THE TASK: Retype the run of lines that opens with the line containing "Convert this chart" and closes with the line containing "Serif', 'Times New", exactly and inclusively, but skip the pictures.

SOURCE DATA:
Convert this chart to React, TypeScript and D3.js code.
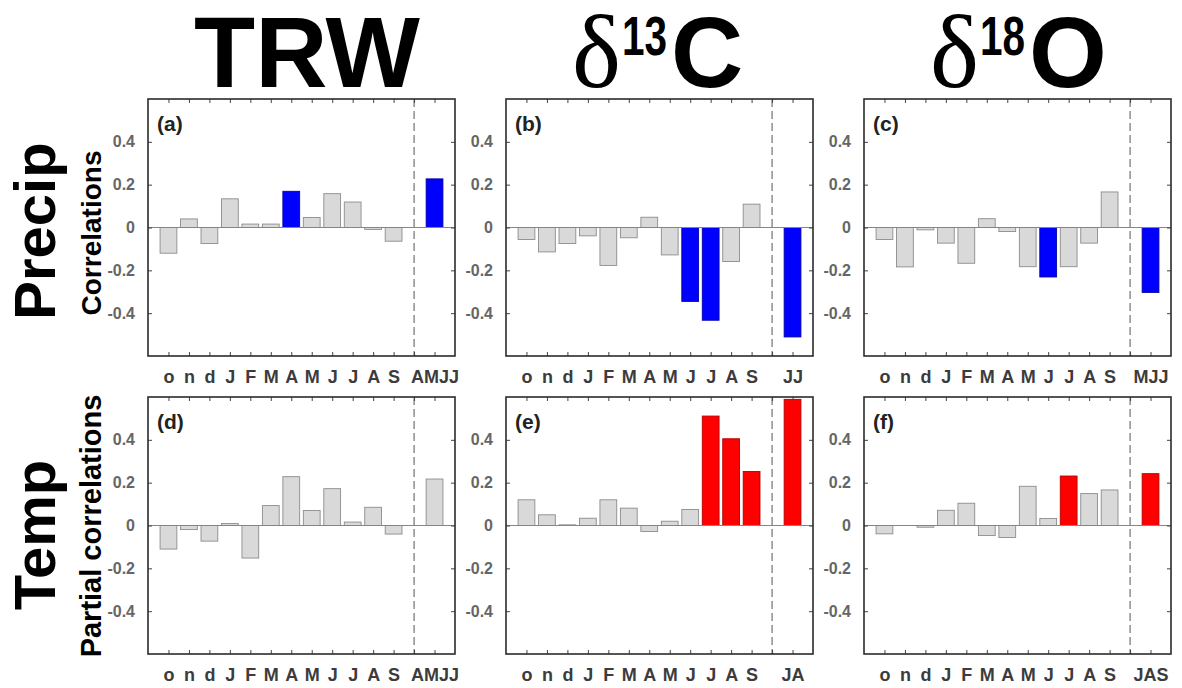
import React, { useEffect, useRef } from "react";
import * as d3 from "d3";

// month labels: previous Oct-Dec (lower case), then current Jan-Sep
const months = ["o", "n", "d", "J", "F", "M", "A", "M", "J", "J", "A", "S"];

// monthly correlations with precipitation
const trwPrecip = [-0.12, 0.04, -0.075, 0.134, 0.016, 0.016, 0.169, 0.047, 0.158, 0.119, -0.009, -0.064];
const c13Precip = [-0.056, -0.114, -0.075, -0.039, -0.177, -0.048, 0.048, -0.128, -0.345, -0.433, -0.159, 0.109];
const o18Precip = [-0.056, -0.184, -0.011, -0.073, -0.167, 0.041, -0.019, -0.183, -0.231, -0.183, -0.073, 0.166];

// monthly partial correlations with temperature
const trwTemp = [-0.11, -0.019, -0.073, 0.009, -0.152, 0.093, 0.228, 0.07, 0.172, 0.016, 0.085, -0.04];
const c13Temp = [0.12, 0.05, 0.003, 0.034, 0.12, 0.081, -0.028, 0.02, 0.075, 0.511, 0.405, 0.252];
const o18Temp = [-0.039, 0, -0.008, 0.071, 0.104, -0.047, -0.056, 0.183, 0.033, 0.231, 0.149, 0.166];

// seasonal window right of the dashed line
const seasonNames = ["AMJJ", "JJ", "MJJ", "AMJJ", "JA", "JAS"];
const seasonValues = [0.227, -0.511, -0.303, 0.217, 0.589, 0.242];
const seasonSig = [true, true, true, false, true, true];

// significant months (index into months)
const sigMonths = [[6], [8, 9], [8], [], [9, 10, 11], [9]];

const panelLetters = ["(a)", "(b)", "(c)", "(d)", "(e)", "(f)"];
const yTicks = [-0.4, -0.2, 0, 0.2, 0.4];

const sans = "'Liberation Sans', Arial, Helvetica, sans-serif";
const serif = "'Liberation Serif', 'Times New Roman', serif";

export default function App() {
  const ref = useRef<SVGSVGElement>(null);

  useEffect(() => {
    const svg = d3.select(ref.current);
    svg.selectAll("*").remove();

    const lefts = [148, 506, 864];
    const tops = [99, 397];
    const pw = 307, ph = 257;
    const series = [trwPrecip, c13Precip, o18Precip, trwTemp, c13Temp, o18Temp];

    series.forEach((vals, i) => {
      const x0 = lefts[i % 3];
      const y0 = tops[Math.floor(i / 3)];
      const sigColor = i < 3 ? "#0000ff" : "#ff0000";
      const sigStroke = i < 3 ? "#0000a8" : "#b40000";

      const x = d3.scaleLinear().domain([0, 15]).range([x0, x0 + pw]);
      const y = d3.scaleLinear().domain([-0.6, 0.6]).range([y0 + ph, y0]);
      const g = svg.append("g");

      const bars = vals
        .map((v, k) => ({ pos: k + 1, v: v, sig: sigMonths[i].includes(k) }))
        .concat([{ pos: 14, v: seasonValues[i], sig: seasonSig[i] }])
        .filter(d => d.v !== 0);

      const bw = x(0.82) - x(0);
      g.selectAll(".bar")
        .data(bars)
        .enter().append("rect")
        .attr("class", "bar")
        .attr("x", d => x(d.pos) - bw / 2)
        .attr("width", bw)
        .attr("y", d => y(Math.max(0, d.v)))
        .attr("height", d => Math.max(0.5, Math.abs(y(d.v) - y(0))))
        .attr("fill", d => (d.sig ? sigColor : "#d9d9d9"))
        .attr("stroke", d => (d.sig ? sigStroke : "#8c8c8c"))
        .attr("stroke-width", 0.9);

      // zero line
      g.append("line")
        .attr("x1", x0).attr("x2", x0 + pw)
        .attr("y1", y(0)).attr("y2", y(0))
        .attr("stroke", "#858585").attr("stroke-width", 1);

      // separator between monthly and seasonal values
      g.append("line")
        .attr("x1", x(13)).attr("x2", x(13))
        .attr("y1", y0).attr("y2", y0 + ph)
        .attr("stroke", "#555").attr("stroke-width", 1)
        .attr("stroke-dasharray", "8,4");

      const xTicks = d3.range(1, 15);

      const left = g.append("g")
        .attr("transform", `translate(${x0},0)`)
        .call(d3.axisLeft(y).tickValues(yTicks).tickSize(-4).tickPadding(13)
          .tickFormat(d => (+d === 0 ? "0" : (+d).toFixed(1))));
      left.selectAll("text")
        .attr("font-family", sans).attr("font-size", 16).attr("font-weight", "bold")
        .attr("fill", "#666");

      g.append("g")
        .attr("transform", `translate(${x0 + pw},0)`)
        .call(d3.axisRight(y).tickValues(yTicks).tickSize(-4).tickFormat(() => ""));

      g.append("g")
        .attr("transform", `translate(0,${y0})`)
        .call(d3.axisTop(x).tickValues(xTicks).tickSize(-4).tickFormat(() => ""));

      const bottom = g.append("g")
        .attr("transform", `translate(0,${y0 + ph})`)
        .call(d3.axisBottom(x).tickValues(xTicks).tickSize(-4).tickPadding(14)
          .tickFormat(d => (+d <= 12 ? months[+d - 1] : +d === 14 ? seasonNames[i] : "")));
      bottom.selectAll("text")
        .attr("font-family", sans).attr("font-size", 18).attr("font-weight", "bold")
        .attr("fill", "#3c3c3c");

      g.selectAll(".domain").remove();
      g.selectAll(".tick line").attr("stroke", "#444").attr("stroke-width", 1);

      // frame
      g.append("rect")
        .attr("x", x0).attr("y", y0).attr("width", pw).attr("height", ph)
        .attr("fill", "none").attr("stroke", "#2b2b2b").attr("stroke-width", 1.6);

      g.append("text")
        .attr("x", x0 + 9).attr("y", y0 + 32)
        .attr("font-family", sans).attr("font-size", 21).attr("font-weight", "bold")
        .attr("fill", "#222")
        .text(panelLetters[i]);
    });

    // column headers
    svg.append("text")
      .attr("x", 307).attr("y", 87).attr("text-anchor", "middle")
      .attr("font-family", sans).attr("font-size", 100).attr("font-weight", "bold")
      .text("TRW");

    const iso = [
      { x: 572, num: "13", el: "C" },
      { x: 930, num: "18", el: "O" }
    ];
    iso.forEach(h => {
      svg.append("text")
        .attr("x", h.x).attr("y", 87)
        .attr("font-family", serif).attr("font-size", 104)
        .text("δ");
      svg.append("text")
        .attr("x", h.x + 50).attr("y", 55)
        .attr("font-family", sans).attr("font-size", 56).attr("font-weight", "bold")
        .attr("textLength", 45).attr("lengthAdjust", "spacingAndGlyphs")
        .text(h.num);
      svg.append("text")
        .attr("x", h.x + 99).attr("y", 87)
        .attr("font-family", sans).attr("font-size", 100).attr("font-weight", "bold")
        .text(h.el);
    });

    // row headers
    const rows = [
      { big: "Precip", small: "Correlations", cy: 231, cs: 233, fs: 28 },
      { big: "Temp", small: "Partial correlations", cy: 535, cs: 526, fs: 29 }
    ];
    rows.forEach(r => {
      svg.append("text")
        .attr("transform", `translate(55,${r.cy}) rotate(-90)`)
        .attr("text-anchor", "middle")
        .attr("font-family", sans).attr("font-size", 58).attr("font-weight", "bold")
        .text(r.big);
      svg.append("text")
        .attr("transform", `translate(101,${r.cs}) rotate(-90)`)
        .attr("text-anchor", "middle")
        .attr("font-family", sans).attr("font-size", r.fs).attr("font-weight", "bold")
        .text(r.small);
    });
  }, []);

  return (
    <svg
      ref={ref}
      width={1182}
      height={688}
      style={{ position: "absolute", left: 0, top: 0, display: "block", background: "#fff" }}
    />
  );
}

...

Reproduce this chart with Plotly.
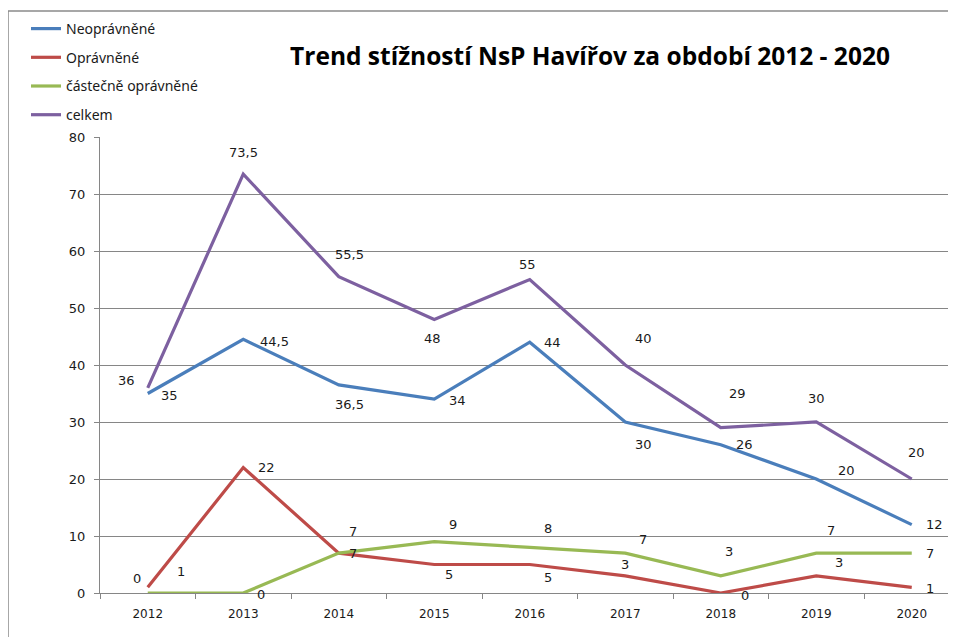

THE SOLUTION:
Convert this chart to React, TypeScript and D3.js code.
import React, { useEffect, useRef } from "react";
import * as d3 from "d3";

// month labels: previous Oct-Dec (lower case), then current Jan-Sep
const months = ["o", "n", "d", "J", "F", "M", "A", "M", "J", "J", "A", "S"];

// monthly correlations with precipitation
const trwPrecip = [-0.12, 0.04, -0.075, 0.134, 0.016, 0.016, 0.169, 0.047, 0.158, 0.119, -0.009, -0.064];
const c13Precip = [-0.056, -0.114, -0.075, -0.039, -0.177, -0.048, 0.048, -0.128, -0.345, -0.433, -0.159, 0.109];
const o18Precip = [-0.056, -0.184, -0.011, -0.073, -0.167, 0.041, -0.019, -0.183, -0.231, -0.183, -0.073, 0.166];

// monthly partial correlations with temperature
const trwTemp = [-0.11, -0.019, -0.073, 0.009, -0.152, 0.093, 0.228, 0.07, 0.172, 0.016, 0.085, -0.04];
const c13Temp = [0.12, 0.05, 0.003, 0.034, 0.12, 0.081, -0.028, 0.02, 0.075, 0.511, 0.405, 0.252];
const o18Temp = [-0.039, 0, -0.008, 0.071, 0.104, -0.047, -0.056, 0.183, 0.033, 0.231, 0.149, 0.166];

// seasonal window right of the dashed line
const seasonNames = ["AMJJ", "JJ", "MJJ", "AMJJ", "JA", "JAS"];
const seasonValues = [0.227, -0.511, -0.303, 0.217, 0.589, 0.242];
const seasonSig = [true, true, true, false, true, true];

// significant months (index into months)
const sigMonths = [[6], [8, 9], [8], [], [9, 10, 11], [9]];

const panelLetters = ["(a)", "(b)", "(c)", "(d)", "(e)", "(f)"];
const yTicks = [-0.4, -0.2, 0, 0.2, 0.4];

const sans = "'Liberation Sans', Arial, Helvetica, sans-serif";
const serif = "'Liberation Serif', 'Times New Roman', serif";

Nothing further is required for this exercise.